Questa è l’ultima legislatura prima del taglio dei parlamentari. Da 945 si passerà a 600, alle prossime elezioni politiche. Ce ne saranno 345 in meno. E’ il dato che bisogna sempre tenere a mente quando si provano a decifrare le manovre sottocutanee del potere. Un terzo degli eletti non sarà rieletto, la qual cosa come ciascuno capisce genera un filo di preoccupazione persino nei pochissimi anticasta rimasti fra i cinquestelle, o ex.
E d’altra parte la ragione per cui tutti si son fatti piacere questo governo di larghissime intese, l’attuale, è che volevano essere loro – gli attuali parlamentari, i loro leader di riferimento – ad eleggere il prossimo presidente della Repubblica. Loro, e non i seicento chissachì di un parlamento uscito dalle urne.
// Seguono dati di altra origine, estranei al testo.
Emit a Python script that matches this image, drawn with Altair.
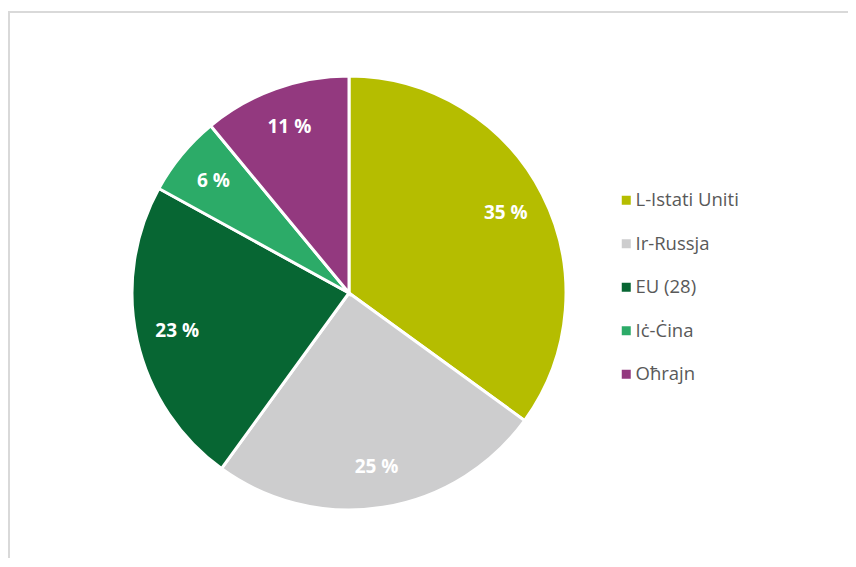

E’ questa la ragione, non l’unica ma la principale, per cui gli italiani non sono andati a votare come alcune forze politiche, le destre convinte di vincere, volevano. Il pallottoliere – le questioni complesse hanno spesso spiegazioni semplici – aiuta a leggere le parole di Mattarella: tra otto mesi mi riposo, ha detto non a caso a dei bambini in una scuola.
Salvini e Giorgia Meloni vogliono Draghi al Quirinale per andare a votare subito (il nuovo presidente dovrebbe sciogliere le Camere), vincere le elezioni e governare. Il Pd e il pulviscolo di partiti dalla casa madre usciti preferiscono il Mattarella bis, Draghi a Palazzo Chigi fino a fine legislatura e intanto uscire dall’angolo. I cinquestelle non lo sanno neanche loro: non passano un gran momento. Marta Cartabia è un nome uscito per il Colle così presto da sembrare troppo presto. Mattarella ha di fronte otto mesi impegnativi. Chissà se davvero potrà riposarsi, dopo.